Konuşmalar arasında en can alıcılarından bir tanesi “Küçük Şeylerin Tanrısı” adlı kitabı ile ünlenen Arundhati Roy'dan geldi. Konuşmasında Amerikan emperyalizminin şiddetle hedef aldığı Irak'a ağırlıkla yer veren Roy, Irak’taki direnişi desteklememiz gerektiğini, hatta her birimizin bu direnişin bir parçası haline gelmesi gerektiğini konuşmayı dinleyen yaklaşık 120,000 (evet, yüz yirmi bin) kişiye iletti. Yalnız iletmekle kalmadı, çok net bir teklifte de bulundu:

 

“Dünya Sosyal Forumu ve Mumbai Direnişi 2004 sona erdiğinde savaştan kâr eden iki şirket seçelim ve bu şirketlerin adreslerini ve tüm faaliyetlerini yayınlayalım.
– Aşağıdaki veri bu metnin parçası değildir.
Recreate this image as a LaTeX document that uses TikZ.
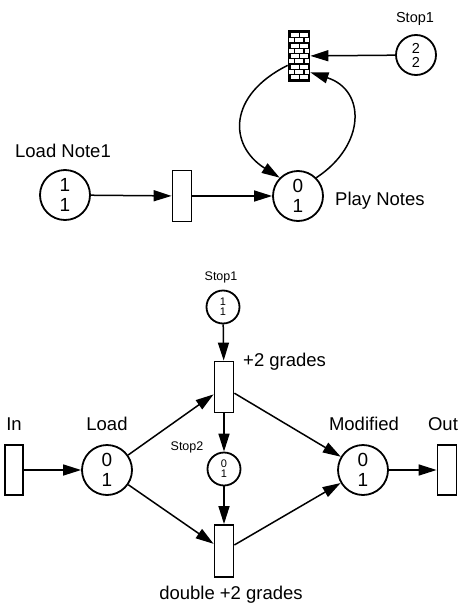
\documentclass[tikz,border=0pt]{standalone}
\usepackage{fontspec}
\setmainfont{Liberation Sans}
\usetikzlibrary{arrows.meta,calc}
\tikzset{
  place/.style={circle,draw,line width=1.8pt,minimum size=50pt,inner sep=0pt,align=center,font=\fontsize{19}{20}\selectfont},
  smallplace/.style={place,minimum size=33pt,font=\fontsize{11}{10}\selectfont},
  midplace/.style={place,minimum size=40pt,font=\fontsize{14.5}{14}\selectfont},
  trans/.style={rectangle,draw,line width=1.8pt,minimum width=19pt,minimum height=51pt,inner sep=0pt},
  arc/.style={line width=1.5pt,-{Triangle[length=18pt,width=11pt]}},
  lbl/.style={font=\fontsize{18.5}{20}\selectfont,inner sep=0pt},
  slbl/.style={font=\fontsize{12.5}{14}\selectfont,inner sep=0pt},
}
\begin{document}
\begin{tikzpicture}[x=1pt,y=1pt]
\useasboundingbox (0,0) rectangle (460,-605);
% ---------- top net ----------
\node[place] (lnote) at (65,-195) {1\\1};
\node[trans] (t0) at (182,-196) {};
\node[place] (pn) at (298,-196) {0\\1};
\node[trans,minimum width=21pt,minimum height=51pt,fill=black,
  path picture={
    \foreach \j in {0,...,9}{
      \pgfmathsetmacro{\off}{mod(\j,2)*4.75}
      \foreach \k in {-1,...,2}{
        \fill[white] ([xshift=\off pt+\k*9.5pt+2pt,yshift=-\j*5.3pt-2.4pt]path picture bounding box.north west) rectangle ++(8,-4);
      }
    }
  }] (brick) at (299,-56) {};
\node[midplace] (stopA) at (416,-55) {2\\2};
\node[lbl,anchor=base] (llnote) at (63,-157) {Load Note1};
\node[lbl,anchor=base west] (lpn) at (335,-205) {Play Notes};
\node[font=\fontsize{14.5}{16}\selectfont,inner sep=0pt,anchor=base] (lstopA) at (415,-23) {Stop1};
\draw[arc] (lnote) -- (t0);
\draw[arc] (t0) -- (pn);
\draw[arc] (stopA) -- (brick);
\draw[arc] ($(brick.south west)+(0,17)$) .. controls (228,-95) and (228,-145) .. (pn.135);
\draw[arc] (pn.45) .. controls (366,-145) and (366,-90) .. ($(brick.south east)+(0,10)$);
% ---------- bottom net ----------
\node[smallplace] (stopB) at (223,-307) {1\\1};
\node[trans] (t1) at (224,-387) {};
\node[trans,minimum width=18pt,minimum height=50pt] (in) at (14,-470) {};
\node[place] (load) at (107,-470) {0\\1};
\node[smallplace] (stop2) at (224,-469) {0\\1};
\node[place] (mod) at (363,-470) {0\\1};
\node[trans,minimum width=19pt,minimum height=50pt] (out) at (447,-470) {};
\node[trans,minimum height=52pt] (t2) at (224,-551) {};
\node[slbl,anchor=base] (lstopB) at (221,-280) {Stop1};
\node[lbl,anchor=base west] (lt1) at (243,-366) {+2 grades};
\node[lbl,anchor=base] (lin) at (14,-430) {In};
\node[lbl,anchor=base] (lload) at (107,-430) {Load};
\node[slbl,anchor=base] (lstop2) at (187,-450) {Stop2};
\node[lbl,anchor=base] (lmod) at (364,-430) {Modified};
\node[lbl,anchor=base] (lout) at (443,-430) {Out};
\node[lbl,anchor=base] (lt2) at (231,-599) {double +2 grades};
\draw[arc] (stopB) -- (t1);
\draw[arc] (in) -- (load);
\draw[arc] (load) -- (t1);
\draw[arc] (load) -- (t2);
\draw[arc] (t1) -- (stop2);
\draw[arc] (stop2) -- (t2);
\draw[arc] (t1) -- (mod);
\draw[arc] (t2) -- (mod);
\draw[arc] (mod) -- (out);
\end{tikzpicture}
\end{document}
Daha sonra da onları hedef alıp varlıklarına son verelim.”

 

Kalabalıktan canlı bir alkış koptu, herkesin aklı bu fikre yatmıştı.

 

Gecenin bir diğer etkileyici ismi ise Filistinli Mustafa Barguti ("Düşlerimizdeki yer") idi. Dünya nüfusunun % 20'sinin, dünya kaynaklarının % 80'ini kullanmasının kabul edilemez olduğunu belirten Barguti, Dünya Sosyal Forumu’nun bir gazetenin tabiri ile dünyanın ikinci süpergücü haline geldiğini söyledi. Barguti, Filistin meselesinde çarpıcı bir benzetme yaptı:

 

“Filistinlilere direnmemelerini söylemek, tecavüz edilen bir kadına haykırmamasını söylemekle eşdeğerdir.”

 

Filistinlilerin 55 yıllık acı davasının herkesin davası olması gerektiğini söyledikten sonra bu mücadeleyi desteklemek isteyenlerin ne yapmaları gerektiğini açıkladı: Fransa'da traktörü ile bir McDonald’s dükkânını yıkarak ünlenen José Bové'yi örnek göstererek hepimizi Filistin'e ve Irak'a giderek bizzat buradaki direnişi desteklemeye davet etti.

 

Forum gerçekten bomba gibi bir başlangıç yapmıştı ve böyle bir başlangıcı beklemeyen on binlerce insanı cezbetmişti. Program ise durumu daha da çılgın bir şekle sokuyordu. Önümüzdeki günlerde 140 farklı mekânda 1200'den fazla konferans, forum ve atölye çalışmaları gerçekleşecek. Hepsi de birbirinden ilginç ve can alıcı konuların tartışıldığı forumlardan bırakın gün içerisinde gideceklerinizi kararlaştırmak, günün belli bir zaman dilimi içerisinde katılacaklarınızı seçmek de neredeyse imkânsız.

 

Mesela ikinci günün sabahı saat 9 -12 arasında gerçekleşen panellerden şu beşi arasında kararsız kaldım: “Küreselleşme ve Savaş”, “Amerikan Üsleri Üzerine Uluslararası Seminer”, “Bağımsız Sendikacılık ve Sınıf Dayanışması”, “Geleceğin Sosyalizmi” ve “Dalit Direnişi.”

Bir an, Dünya Sosyal Forumu programının üniversitelerde ders programı olduğunu hayal ettim ve bir hoş oldum.